Di fatto, il primo progetto-pilota ha coinvolto otto server arrivati a fine ciclo di vita. L’Istituto ha introdotto comunque otto macchine nuove, ma quattro dei vecchi server sono stati virtualizzati. Così oggi l’Ente ha a disposizione più sistemi e può dedicare alcune macchine allo sviluppo ed al test delle applicazioni, prima di andare in produzione: “Attraverso il consolidamento e la virtualizzazione siamo riusciti a garantirci un’infrastruttura scalabile che ci assicura una certa continuità futura; possiamo proseguire sviluppando nuovi progetti, anche ad hoc – spiega meglio Bolli – senza vincoli di nuovi investimenti hardware (la scalabilità è permessa dalla virtualizzazione)”.
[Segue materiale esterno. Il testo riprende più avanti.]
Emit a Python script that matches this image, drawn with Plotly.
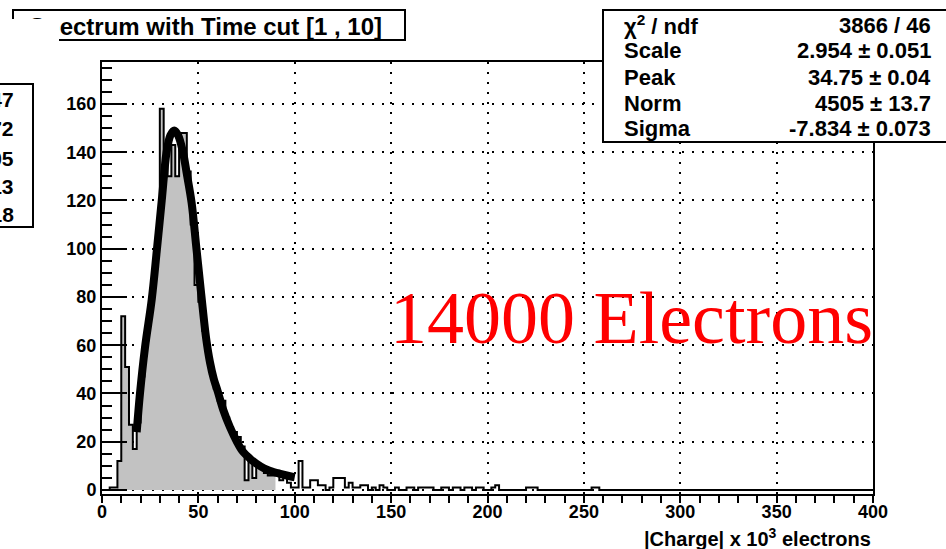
import plotly.graph_objects as go

# ---------------- data ----------------
bin_width = 2.0
x_min, x_max = 0.0, 400.0
counts = [
    0, 0, 1, 1, 12, 72, 51, 27, 17, 28,          # 0-20
    47, 62, 75, 89, 105, 158, 135, 130, 143, 130,  # 20-40
    148, 148, 132, 110, 85, 78, 66, 56, 48, 42,   # 40-60
    37, 37, 30, 26, 24, 22, 18, 4, 13, 5,         # 60-80
    10, 9, 7, 6, 6, 8, 4, 5, 3, 1,                # 80-100
    1, 12, 1, 1, 4, 4, 2, 2, 0, 1,                # 100-120
    5, 5, 5, 1, 3, 1, 1, 2, 2, 0,                 # 120-140
    1, 0, 2, 1, 0, 0, 1, 0, 0, 1,                 # 140-160
    1, 0, 1, 1, 1, 1, 0, 0, 1, 1,                 # 160-180
    0, 1, 1, 0, 1, 1, 0, 1, 1, 0,                 # 180-200
    0, 1, 2, 0, 0, 0, 0, 0, 0, 0,                 # 200-220
    1, 1, 1, 0, 0, 0, 0, 0, 0, 0,                 # 220-240
    0, 0, 0, 0, 0, 0, 0, 1, 1, 0,                 # 240-260
    0, 0, 0, 0, 0, 0, 0, 0, 0, 0,                 # 260-280
    0, 0, 0, 0, 0, 0, 0, 0, 0, 0,                 # 280-300
    0, 0, 0, 0, 0, 0, 0, 0, 0, 0,                 # 300-320
    0, 0, 0, 0, 0, 0, 0, 0, 0, 0,                 # 320-340
    0, 0, 0, 0, 0, 0, 0, 0, 0, 0,                 # 340-360
    0, 0, 0, 0, 0, 0, 0, 0, 0, 0,                 # 360-380
    0, 0, 0, 0, 0, 0, 0, 0, 0, 0,                 # 380-400
]
fill_range = [8, 90]   # shaded part of the histogram

fit_x = [18, 19.7, 22.3, 25.8, 28.4, 31, 33.5, 35.5, 37.5, 39.5, 42, 44, 46.5, 49,
         51.5, 54, 56, 58, 60, 63, 66.4, 70, 73, 76.8, 80, 84, 87, 92, 97.5, 100]
fit_y = [24, 40, 59, 79, 99, 120, 140, 147, 149, 147, 140, 131, 119, 100,
         81, 63, 53, 46, 41, 33, 26, 20, 16, 13, 11, 9, 8, 6.8, 5.7, 5.3]

title_text = "Spectrum with Time cut [1 , 10]"
stat_names = ["χ<sup>2</sup> / ndf", "Scale", "Peak", "Norm", "Sigma"]
stat_values = ["3866 / 46", "2.954 ± 0.051", "34.75 ± 0.04", "4505 ± 13.7", "-7.834 ± 0.073"]
left_stat_values = ["1947", "3.172", "39.05", "0.513", "118"]
x_title = "|Charge| x 10<sup>3</sup> electrons"
big_label = "14000 Electrons"

# ---------------- geometry helpers ----------------
W, H = 946, 549
L, R, T, B = 102, 873, 62, 494


def px(xp):
    return (xp - L) / (R - L)


def py(yp):
    return (B - yp) / (B - T)


edges = [x_min + i * bin_width for i in range(len(counts) + 1)]
step_x = edges
step_y = counts + [counts[-1]]

fx, fy = [], []
for i, c in enumerate(counts):
    if fill_range[0] <= edges[i] < fill_range[1]:
        fx.append(edges[i])
        fy.append(c)
fx.append(fill_range[1])
fy.append(fy[-1])

fig = go.Figure()
fig.add_trace(go.Scatter(x=fx, y=fy, mode="lines", line=dict(width=0, shape="hv"),
                         fill="tozeroy", fillcolor="#c2c2c2", hoverinfo="skip", showlegend=False))
fig.add_trace(go.Scatter(x=step_x, y=step_y, mode="lines",
                         line=dict(color="black", width=2, shape="hv"), showlegend=False))
fig.add_trace(go.Scatter(x=fit_x, y=fit_y, mode="lines",
                         line=dict(color="black", width=8, shape="spline"), showlegend=False))

fnt = dict(family="Liberation Sans, Arial, sans-serif", color="black", weight="bold")

fig.update_layout(
    width=W, height=H, autosize=False,
    margin=dict(l=L, r=W - R, t=T, b=H - B, pad=0),
    paper_bgcolor="white", plot_bgcolor="white",
    xaxis=dict(range=[0, 400], showline=True, linecolor="black", linewidth=2, mirror=True,
               ticks="outside", ticklen=7, tickwidth=2, tickcolor="black",
               tick0=0, dtick=50, ticklabelstandoff=-7,
               minor=dict(dtick=10, ticks="outside", ticklen=7, tickwidth=1.5, tickcolor="black", showgrid=False),
               showgrid=True, gridcolor="black", gridwidth=2, griddash="2px,8px",
               zeroline=False, tickfont=dict(size=18, **fnt)),
    yaxis=dict(range=[-1.66, 177.4], showline=True, linecolor="black", linewidth=2, mirror=True,
               ticks="inside", ticklen=25, tickwidth=2, tickcolor="black",
               tick0=0, dtick=20,
               minor=dict(dtick=5, ticks="inside", ticklen=10, tickwidth=1.5, tickcolor="black", showgrid=False),
               showgrid=True, gridcolor="black", gridwidth=2, griddash="2px,8px",
               zeroline=False, tickfont=dict(size=18, **fnt)),
)

shapes = [
    dict(type="rect", xref="paper", yref="paper", x0=px(603), x1=px(960), y0=py(142), y1=py(10),
         fillcolor="white", line=dict(color="black", width=2), layer="above"),
    dict(type="rect", xref="paper", yref="paper", x0=px(13), x1=px(405), y0=py(40), y1=py(10),
         fillcolor="white", line=dict(color="black", width=2), layer="above"),
    dict(type="rect", xref="paper", yref="paper", x0=px(-10), x1=px(33), y0=py(227), y1=py(84),
         fillcolor="white", line=dict(color="black", width=2), layer="above"),
]
fig.update_layout(shapes=shapes)

ann = []
rows_y = [25, 51, 77, 103, 128]
for name, val, yy in zip(stat_names, stat_values, rows_y):
    ann.append(dict(x=px(622), y=py(yy), xref="paper", yref="paper", text=name, showarrow=False,
                    xanchor="left", yanchor="middle", font=dict(size=22, **fnt)))
    ann.append(dict(x=px(933), y=py(yy), xref="paper", yref="paper", text=val, showarrow=False,
                    xanchor="right", yanchor="middle", font=dict(size=22, **fnt)))

for val, yy in zip(left_stat_values, [100, 128, 158, 186, 215]):
    ann.append(dict(x=px(16), y=py(yy), xref="paper", yref="paper", text=val, showarrow=False,
                    xanchor="right", yanchor="middle", font=dict(size=21, **fnt)))

ann.append(dict(x=px(384), y=py(27), xref="paper", yref="paper", text=title_text, showarrow=False,
                xanchor="right", yanchor="middle", font=dict(size=24, **fnt)))
# white patch hiding the left part of the title (as in the original picture)
ann.append(dict(x=px(0), y=py(19), xref="paper", yref="paper", text="\u00a0", showarrow=False,
                xanchor="left", yanchor="top", width=59, height=45, bgcolor="white",
                borderpad=0, borderwidth=0, font=dict(size=10, color="white")))

ann.append(dict(x=px(631), y=py(318), xref="paper", yref="paper", text=big_label, showarrow=False,
                xanchor="center", yanchor="middle",
                font=dict(family="Liberation Serif, Times New Roman, serif", size=74, color="red")))

ann.append(dict(x=px(873), y=py(537), xref="paper", yref="paper", text=x_title, showarrow=False,
                xanchor="right", yanchor="middle", font=dict(size=20, **fnt)))

fig.update_layout(annotations=ann)
fig.write_html("out.html")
In concreto, oggi un blade server Fujitsu Primergy BX620 a tre lame in ambiente VmWare VSphere 4 copre tutte le esigenze di nuovi sviluppi, ma anche di gestione del traffico per la consultazione dei documenti. “Grazie alla virtualizzazione, abbiamo raggiunto una semplicità di provisioning che rende più rapido ogni processo decisionale, non più soggetto ai vari passaggi di approvazione per l’acquisto di nuovi server, un punto cruciale questo soprattutto nelle fasi di sviluppo” commenta Bolli. “Non solo: le tre lame Fujitsu sono fondamentali anche per la parte di Collaboration che vede l’Istituto Storico Germanico condividere dati, informazioni, ricerche con altri importanti enti come l’Archivio Segreto Vaticano, il Pontificio Istituto Teutonico S. Maria dell’Anima, l’Agenzia Nazionale delle Ricerche in Francia e la Biblioteca di Stato Bavarese a Monaco.

Il progetto di consolidamento del data center si affianca alla parallela opera di digitalizzazione anche del patrimonio bibliografico conservato presso l’Istituto. Lo evidenzia un progetto, iniziato all´interno della sezione dedicata alla storia della musica, di cui oggi sono già disponibili per la consultazione online circa 85.000 immagini, che occupano uno spazio di 5Tb su dispositivi storage Fujitsu Eternus DX60. La virtualizzazione qui consente di archiviare per esempio con semplicità in toto anche la macchina contenete il software necessario per la ricerca e fruizione delle fonti digitalizzate oltre al classico backup delle immagini, rendendo di fatto piu semplice il ripristino in eventuale scenario di disaster&recovery.

Rispetto al precedente approccio, il progetto di virtualizzazione messo in opera ha generato evidenti risparmi in termini di costi non solo di acquisto, ma soprattutto di gestione e manutenzione. “Ma non è tutto – aggiunge Bolli –. Abbiamo calcolato anche una riduzione nelle emissioni di calore pari all’80% e a questo si aggiungono i relativi costi di raffreddamento risparmiati. Inoltre, abbiamo stimato un taglio del 50% nei costi energetici futuri”.

Quanto al cloud, “benché l’Istituto non sia orientato alla ‘sperimentazione’ tecnologia ma più incline ad effettuare investimenti in tecnologie mature – conclude Bolli -, è innegabile che vediamo la via intrapresa della virtualizzazione come uno step iniziale verso un più strutturato percorso di private cloud. Nelle nostre intenzioni, per il momento, l’idea è orientata all’implementazione di un cloud privato che rappresenti la parte infrastrutturale grazie alla quale garantire servizi di desktop virtuale ed un agile accesso alle risorse interne”.